A record number of digital attacks occurred in 2020. The FBI’s Cyber Division received as many as 4,000 complaints about digital attacks in one day early last year. That’s 400% higher than what the Cyber Division received the previous year. This growth in the volume of digital attacks underscores why you need to have an incident response plan in place.
That’s a whole lot of incidents to respond to …
The enterprise can only do so much to prevent malicious actors from breaking into networks. They need be able to detect, respond to and shut down an attack chain that’s in progress.
The whole purpose behind incident response is to minimize dwell time. That’s the amount of time between when an attacker gains a foothold in a network and when they’re discovered. The higher the dwell time, the greater the chances for attackers to explore an affected network. From there, they can move through it to business-critical assets and exfiltrate sensitive data.
The issue is that many groups still don’t have a formal incident response plan in place. In fact, 77% of respondents to a 2019 study did not have an incident response plan consistently applied across the enterprise. Less than half (46%) of those respondents test those plans often. This leaves their employers unprepared in the event of an incident.
Acknowledging those findings, it’s no surprise that the Cost of a Data Breach Report 2020 put the average dwell time at 280 days.
Laying the foundation of an incident response plan
Organizations of all sizes would benefit from crafting an incident response policy. The first thing they need to realize is that they don’t need to write something by themselves. The National Institute of Standards and Technology (NIST) along with others have already come up with guides containing incident response recommendations. You don’t need to follow every one of those guidelines. Instead, use those best practices as a starting place from which you can create a custom plan.
Using those and other frameworks for guidance, the enterprise can focus on aligning human resources. They can’t expect to fix incidents in a timely manner if no one in their ranks knows what they’re doing. Instead, they should take a moment to assign roles and responsibilities. Select someone to lead the response and make decisions, someone to lead the technical investigation of what happened, someone to keep critical business systems running, someone to communicate with staff and someone to communicate with stakeholders.
Those responsible for managing communications don’t need to improvise as they go, either. They can follow CompTIA and develop a media package ahead of time. Have social media posts, customer emails, communication schedules and other elements ready to go. By doing this, they can cut down on (or even counteract) any damage to the organization’s name suffered as a result of the breach. This helps to streamline the speed and efficiency of their response.
Incident response plan template
Concrete roles/responsibilities and an orchestrated communications strategy lay the foundations for the four pillars of incident response:
- Planning: In this stage, organizations actually create the processes that they need to coordinate their incident response steps.
- Detection: Detect a threat by monitoring for anomalies and suspicious activity.
- Recovery: Organizations need to analyze what they observed in the previous step in order to come up with a sound containment strategy. As part of this step, they’ll need to name affected systems, gather evidence and launch a response procedure.

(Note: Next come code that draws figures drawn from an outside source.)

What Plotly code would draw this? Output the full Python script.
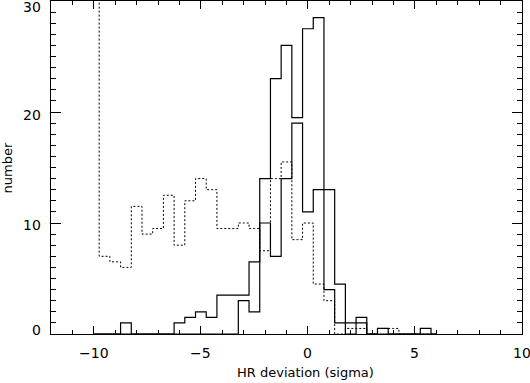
import plotly.graph_objects as go

# bin centres (sigma), bin width 0.5
bin_centers = [-10.0, -9.5, -9.0, -8.5, -8.0, -7.5, -7.0, -6.5, -6.0, -5.5, -5.0,
               -4.5, -4.0, -3.5, -3.0, -2.5, -2.0, -1.5, -1.0, -0.5, 0.0,
               0.5, 1.0, 1.5, 2.0, 2.5, 3.0, 3.5, 4.0, 4.5, 5.0, 5.5, 6.0]

# solid histogram, tall one
counts_a = [0, 0, 0, 1, 0, 0, 0, 0, 1, 1.5, 2,
            1.5, 3.5, 3.5, 3.5, 6.5, 14, 23, 26, 19.5, 27.5,
            28.5, 4, 1, 0, 1, 0, 0.5, 0, 0, 0, 0.5, 0]

# solid histogram, second one
counts_b = [0, 0, 0, 0, 0, 0, 0, 0, 0, 0, 0,
            0, 0, 0, 3, 2, 10, 7, 14, 19, 11,
            13, 13, 4.5, 1, 1.5, 0, 0, 0, 0, 0, 0, 0]

# dotted histogram (first bin runs off the top)
counts_dot = [60, 7, 6.5, 6, 11.5, 9, 9.5, 12.5, 8, 12, 14,
              13, 9.5, 9.5, 10, 9.5, 7.5, 14, 15.5, 8.5, 10,
              4.5, 3, 0, 0.5, 0.5, 0, 0.5, 0.5, 0, 0, 0, 0]

x_ticks = [-10, -5, 0, 5, 10]
y_ticks = [0, 10, 20, 30]
y_label_shift = [4, -2, -3, -6]

FONT = dict(family="DejaVu Sans", size=14, color="black")
TITLE_FONT = dict(family="DejaVu Sans", size=13, color="black")

fig = go.Figure()
fig.add_trace(go.Scatter(x=bin_centers, y=counts_dot, mode="lines", line_shape="hvh",
                         line=dict(color="black", width=1, dash="2px,2px")))
fig.add_trace(go.Scatter(x=bin_centers, y=counts_b, mode="lines", line_shape="hvh",
                         line=dict(color="black", width=1.2)))
fig.add_trace(go.Scatter(x=bin_centers, y=counts_a, mode="lines", line_shape="hvh",
                         line=dict(color="black", width=1.2)))

fig.update_xaxes(range=[-12, 10], showgrid=False, zeroline=False,
                 showline=True, linecolor="black", linewidth=1, mirror="allticks",
                 ticks="inside", tickcolor="black", ticklen=8, tickwidth=1,
                 tick0=0, dtick=5, showticklabels=False,
                 minor=dict(dtick=1, ticks="inside", ticklen=4, tickcolor="black", showgrid=False))
fig.update_yaxes(range=[0, 30], showgrid=False, zeroline=False,
                 showline=True, linecolor="black", linewidth=1, mirror="allticks",
                 ticks="inside", tickcolor="black", ticklen=10, tickwidth=1,
                 tick0=0, dtick=10, showticklabels=False,
                 minor=dict(dtick=1, ticks="inside", ticklen=5, tickcolor="black", showgrid=False))

# tick labels as annotations (the edge label "10" is dropped by plotly otherwise)
for v in x_ticks:
    fig.add_annotation(x=v, xref="x", y=0, yref="paper", text=str(v).replace("-", "\u2212"),
                       showarrow=False, xanchor="center", yanchor="middle", yshift=-19, font=FONT)
for v, s in zip(y_ticks, y_label_shift):
    fig.add_annotation(x=0, xref="paper", y=v, yref="y", text=str(v), showarrow=False,
                       xanchor="right", yanchor="middle", xshift=-8, yshift=s, font=FONT)

fig.add_annotation(x=0.541, xref="paper", y=-0.117, yref="paper", text="HR deviation (sigma)",
                   showarrow=False, xanchor="center", yanchor="middle", font=TITLE_FONT)
fig.add_annotation(x=-0.0913, xref="paper", y=0.5, yref="paper", text="number", textangle=-90,
                   showarrow=False, xanchor="center", yanchor="middle", font=TITLE_FONT)

fig.update_layout(width=530, height=383, showlegend=False,
                  margin=dict(l=51, r=8, t=1, b=49, autoexpand=False),
                  plot_bgcolor="white", paper_bgcolor="white")

# page body has an 8px default margin; drop it so the figure sits at 0,0
fig.write_html("out.html", config={"displayModeBar": False},
               post_script="document.body.style.margin='0';")
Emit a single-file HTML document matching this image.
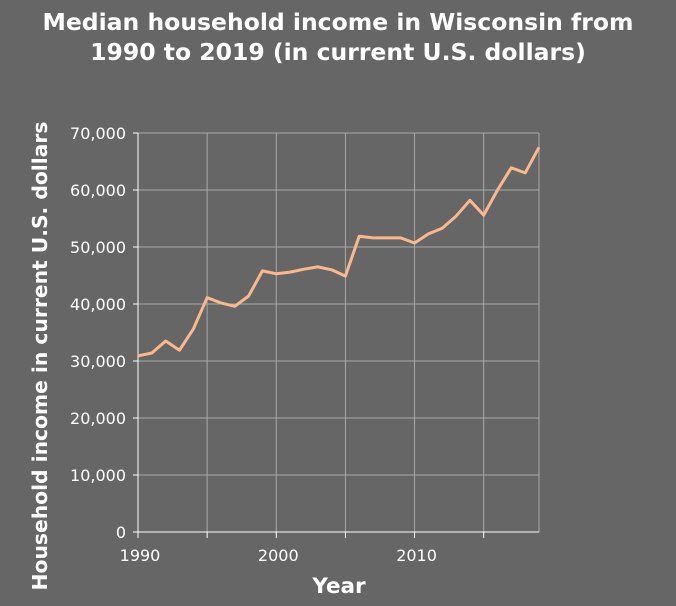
<!DOCTYPE html>
<html><head><meta charset="utf-8"><style>
html,body{margin:0;padding:0;background:#666666;}
svg{display:block;font-family:"DejaVu Sans","Liberation Sans",sans-serif;}
</style></head><body>
<svg id="chart" width="676" height="606" viewBox="0 0 676 606">
<rect width="676" height="606" fill="#666666"/>
<text x="338" y="30" text-anchor="middle" font-size="23.5" font-weight="bold" fill="#ffffff">Median household income in Wisconsin from</text>
<text x="338" y="60" text-anchor="middle" font-size="23.5" font-weight="bold" fill="#ffffff">1990 to 2019 (in current U.S. dollars)</text>
<text x="339" y="593" text-anchor="middle" font-size="21.5" font-weight="bold" fill="#ffffff">Year</text>
<text transform="translate(47,356) rotate(-90)" text-anchor="middle" font-size="20.3" font-weight="bold" fill="#ffffff">Household income in current U.S. dollars</text>
<g id="grid"></g><g id="axes"></g><g id="series"></g>
</svg>
<script>
const years=[1990,1991,1992,1993,1994,1995,1996,1997,1998,1999,2000,2001,2002,2003,2004,2005,2006,2007,2008,2009,2010,2011,2012,2013,2014,2015,2016,2017,2018,2019];
const income=[30900,31400,33500,31900,35600,41100,40200,39600,41400,45800,45300,45600,46100,46500,46000,44900,51900,51600,51600,51600,50700,52300,53300,55400,58200,55600,60000,63900,63000,67500];
const yTicks=[0,10000,20000,30000,40000,50000,60000,70000];
const xTicks=[1990,1995,2000,2005,2010,2015];
const xLabels=["1990","","2000","","2010",""];
const NS="http://www.w3.org/2000/svg";
const L=138,R=539,T=133,B=532;
const x=v=>L+(v-1990)/(2019-1990)*(R-L);
const y=v=>B-v/70000*(B-T);
function mk(tag,attrs,parent){const e=document.createElementNS(NS,tag);for(const k in attrs)e.setAttribute(k,attrs[k]);parent.appendChild(e);return e;}
const grid=document.getElementById('grid'),axes=document.getElementById('axes'),series=document.getElementById('series');
yTicks.forEach(v=>{
 const g=mk('line',{x1:L,x2:R,y1:y(v),y2:y(v),stroke:'#a8a8a8','stroke-width':1},grid);
 
 
 const tk=mk('line',{x1:L-5,x2:L,y1:y(v),y2:y(v),stroke:'#ffffff','stroke-width':1},axes);
 
 
 const t=mk('text',{x:L-12,y:y(v)+6,'text-anchor':'end','font-size':16,fill:'#ffffff'},axes);
 t.textContent=v.toLocaleString('en-US');
 
 
});
xTicks.forEach((v,i)=>{
 const g=mk('line',{x1:x(v),x2:x(v),y1:T,y2:B,stroke:'#a8a8a8','stroke-width':1},grid);
 
 
 const tk=mk('line',{x1:x(v),x2:x(v),y1:B,y2:B+6,stroke:'#ffffff','stroke-width':1},axes);
 
 
 if(xLabels[i]){const t=mk('text',{x:x(v)+2,y:B+29,'text-anchor':'middle','font-size':16,fill:'#ffffff'},axes);
 t.textContent=xLabels[i];
 
 }
});
const rg=mk('line',{x1:R,x2:R,y1:T,y2:B,stroke:'#a8a8a8','stroke-width':1},grid);


const xa=mk('line',{x1:L,x2:R,y1:B,y2:B,stroke:'#ffffff','stroke-width':1},axes);


const ya=mk('line',{x1:L,x2:L,y1:T,y2:B,stroke:'#ffffff','stroke-width':1},axes);


const pts=years.map((yr,i)=>x(yr).toFixed(1)+','+y(income[i]).toFixed(1)).join(' ');
const line=mk('polyline',{points:pts,fill:'none',stroke:'#f9b88f','stroke-width':3,'stroke-linejoin':'round'},series);


</script>
</body></html>
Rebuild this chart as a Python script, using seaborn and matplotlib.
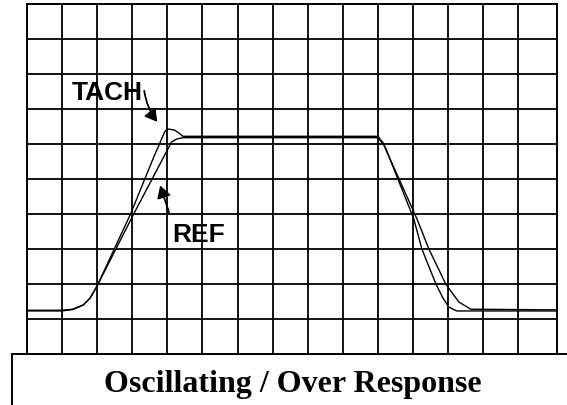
import numpy as np
import pandas as pd
import matplotlib
matplotlib.use("Agg")
import matplotlib.pyplot as plt
from matplotlib.lines import Line2D
import seaborn as sns

# ---- data (grid units: x = divisions, y = divisions) ----
tach_t = [0.0, 1.0, 1.3, 1.6, 1.8, 2.0, 2.95, 3.6, 3.92, 4.0, 4.2, 4.36, 4.44,
          10.0, 10.17, 11.02, 11.25, 11.65, 11.85, 12.02, 12.24, 15.1]
tach_v = [1.23, 1.23, 1.27, 1.4, 1.6, 1.95, 4.0, 5.6, 6.34, 6.43, 6.4, 6.29, 6.22,
          6.22, 6.0, 3.86, 3.0, 2.0, 1.6, 1.34, 1.23, 1.23]

ref_t = [0.0, 1.0, 1.3, 1.6, 1.8, 2.0, 3.04, 4.12, 4.26, 4.44,
         10.0, 10.17, 11.11, 11.45, 11.93, 12.3, 12.64, 15.1]
ref_v = [1.25, 1.25, 1.28, 1.4, 1.6, 1.95, 4.0, 6.06, 6.14, 6.18,
         6.18, 5.96, 3.86, 3.0, 2.0, 1.49, 1.28, 1.26]

labels = ["TACH", "REF"]
caption = "Oscillating / Over Response"

x_grid = list(range(0, 15))
y_grid = list(range(0, 11))

# ---- figure ----
sns.set_theme(style="white")
W, H = 567, 406
fig = plt.figure(figsize=(W / 100, H / 100), dpi=100)
fig.patch.set_facecolor("white")

ax = fig.add_axes([27 / W, (H - 355) / H, (557 - 27) / W, (355 - 5) / H])
ax.set_facecolor("white")

tach_df = pd.DataFrame({"t": tach_t, "v": tach_v})
ref_df = pd.DataFrame({"t": ref_t, "v": ref_v})
sns.lineplot(data=tach_df, x="t", y="v", sort=False, estimator=None,
             color="black", lw=1.0, ax=ax)
sns.lineplot(data=ref_df, x="t", y="v", sort=False, estimator=None,
             color="black", lw=1.0, ax=ax)

ax.set_xlim(0, 15.1)
ax.set_ylim(0, 10)
ax.set_xticks(x_grid)
ax.set_yticks(y_grid)
ax.grid(True, color="black", lw=1.3)
ax.tick_params(left=False, bottom=False, labelleft=False, labelbottom=False)
ax.set_xlabel("")
ax.set_ylabel("")
for s in ax.spines.values():
    s.set_color("black")
    s.set_linewidth(1.4)
    s.set_visible(True)

# labels with arrows
ax.text(1.28, 7.29, labels[0], fontfamily="Liberation Sans", fontweight="bold",
        fontsize=19, ha="left", va="baseline", color="black")
ax.annotate("", xy=(3.76, 6.57), xytext=(3.33, 7.6),
            arrowprops=dict(arrowstyle="-|>,head_length=0.6,head_width=0.35",
                            color="black", lw=1.3,
                            connectionstyle="arc3,rad=0.15"))
ax.text(4.13, 3.23, labels[1], fontfamily="Liberation Sans", fontweight="bold",
        fontsize=19, ha="left", va="baseline", color="black")
ax.annotate("", xy=(3.77, 4.89), xytext=(4.07, 3.97),
            arrowprops=dict(arrowstyle="-|>,head_length=0.6,head_width=0.35",
                            color="black", lw=1.3))

# caption box
yb = (H - 355) / H
fig.add_artist(Line2D([12 / W, 1.0], [yb, yb], color="black", lw=1.4))
fig.add_artist(Line2D([12 / W, 12 / W], [0, yb], color="black", lw=1.4))
fig.text(293 / W, 1 - 385 / H, caption, fontfamily="Liberation Serif",
         fontweight="bold", fontsize=23, ha="center", va="center", color="black")

fig.savefig("out.png", dpi=100, facecolor="white")
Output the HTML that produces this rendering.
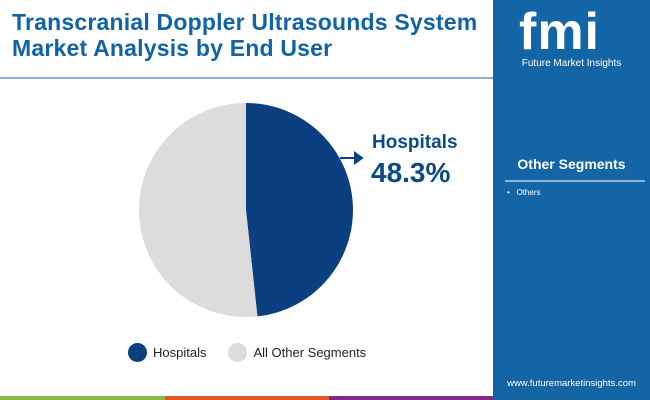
<!DOCTYPE html>
<html><head><meta charset="utf-8"><style>
body{margin:0;width:650px;height:400px;position:relative;overflow:hidden;background:#fff;font-family:"Liberation Sans",sans-serif}
.abs{position:absolute}
</style></head><body>
<div class="abs" style="left:12px;top:9px;width:480px;color:#0f63a6;font-weight:bold;font-size:23px;line-height:26px;letter-spacing:0.2px">Transcranial Doppler Ultrasounds System<br>Market Analysis by End User</div>
<div class="abs" style="left:0;top:77px;width:493px;height:2px;background:#8aaecb"></div>
<svg class="abs" style="left:0;top:0" width="493" height="400" id="chart"></svg>
<div class="abs" style="left:372px;top:132px;color:#0b4a85;font-weight:bold;font-size:19px">Hospitals</div>
<div class="abs" style="left:371px;top:157px;color:#0b4a85;font-weight:bold;font-size:28px">48.3%</div>
<div class="abs" style="left:128px;top:343px;font-size:13px;color:#222;display:flex;align-items:center">
<span style="width:19px;height:19px;border-radius:50%;background:#0b3f80;display:inline-block;margin-right:6px"></span><span>Hospitals</span>
<span style="width:19px;height:19px;border-radius:50%;background:#dcdcdc;display:inline-block;margin:0 6px 0 22px"></span><span>All Other Segments</span></div>
<div class="abs" style="left:0;top:396px;width:165px;height:4px;background:#8ab845"></div>
<div class="abs" style="left:165px;top:396px;width:164px;height:4px;background:#e05a25"></div>
<div class="abs" style="left:329px;top:396px;width:164px;height:4px;background:#7f2a86"></div>
<div class="abs" style="left:493px;top:0;width:157px;height:400px;background:#1465a6">
<div style="position:absolute;left:26px;top:6px;color:#fff;font-weight:bold;font-size:52px;letter-spacing:1px;line-height:52px">fmi</div>
<div style="position:absolute;left:0;width:157px;text-align:center;top:58px;color:#fff;font-size:10px">Future Market Insights</div>
<div style="position:absolute;left:0;width:157px;text-align:center;top:156px;color:#fff;font-weight:bold;font-size:14px">Other Segments</div>
<div style="position:absolute;left:12px;top:180px;width:140px;height:2px;background:#8db5d8"></div>
<div style="position:absolute;left:14px;top:188px;color:#fff;font-size:8px">•&nbsp;&nbsp;&nbsp;Others</div>
<div style="position:absolute;left:0;width:157px;text-align:center;top:378px;color:#fff;font-size:9.5px">www.futuremarketinsights.com</div>
</div>
<script>
const categories=["Hospitals","All Other Segments"];
const values=[48.3,51.7];
const colors=["#0b3f80","#dcdcdc"];
const svg=document.getElementById('chart');
const cx=246,cy=210,r=107;
let a0=0;const tot=values.reduce((a,b)=>a+b,0);
const NS="http://www.w3.org/2000/svg";
function pt(a){return [cx+r*Math.sin(a),cy-r*Math.cos(a)];}
values.forEach((v,i)=>{
 const a1=a0+v/tot*2*Math.PI;
 const p0=pt(a0),p1=pt(a1);
 const p=document.createElementNS(NS,'path');
 p.setAttribute('d',`M${cx},${cy}L${p0[0]},${p0[1]}A${r},${r} 0 ${a1-a0>Math.PI?1:0} 1 ${p1[0]},${p1[1]}Z`);
 p.setAttribute('fill',colors[i]);
 
 
 svg.appendChild(p);a0=a1;
});
const ln=document.createElementNS(NS,'path');
ln.setAttribute('d','M340,158L360,158M355,153L362,158L355,163Z');
ln.setAttribute('stroke','#0b3f80');ln.setAttribute('stroke-width','2');ln.setAttribute('fill','#0b3f80');


svg.appendChild(ln);
</script>
</body></html>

- Post-Incident: After they’ve gone through all of the above-mentioned steps, organizations can then analyze the flow of their incident response plans. The purpose is to tell what worked and what didn’t so that they can make changes for next time.
To make the most out of these steps, organizations also need to identify when they’ll test their incident response plans and sticking to that timetable. The only way everyone involved will ultimately feel comfortable with what they need to do is by carrying out the plan in a test. This experience will help to highlight important changes organizations can make before they suffer their next security incident.
The benefits of testing don’t end there. If organizations run enough response drills to ransomware attacks, for instance, they’ll soon find that certain parts of the plan are always the same. Someone needs to prepare the backups; someone needs to wipe the affected systems; and, someone needs to ensure a disaster recovery process that reduces system downtime. Using those observations, organizations can craft playbooks that can help to speed up their response flows.
Making incident response planning second nature
No one incident response plan will work for two use cases. Just like everyone’s business goals are their own, so, too, are their security needs. Using the steps above, organizations can craft an incident response plan that upholds their needs. Remember, this also helps them to minimize attacker dwell time in a way that works for them.
With this preparatory work and plenty of testing, you will one day arrive at a point where your people don’t need to consult their incident response plans — or don’t need to look to them very often, at the very least. They know the drill. They know what they need to do. So, things just fall into place. The incident response plan becomes less of a written guide and more of a reflection of the organization’s inherent security culture. Everyone seamlessly works together and fulfills their obligations to recover from what happened and quickly resume business as usual.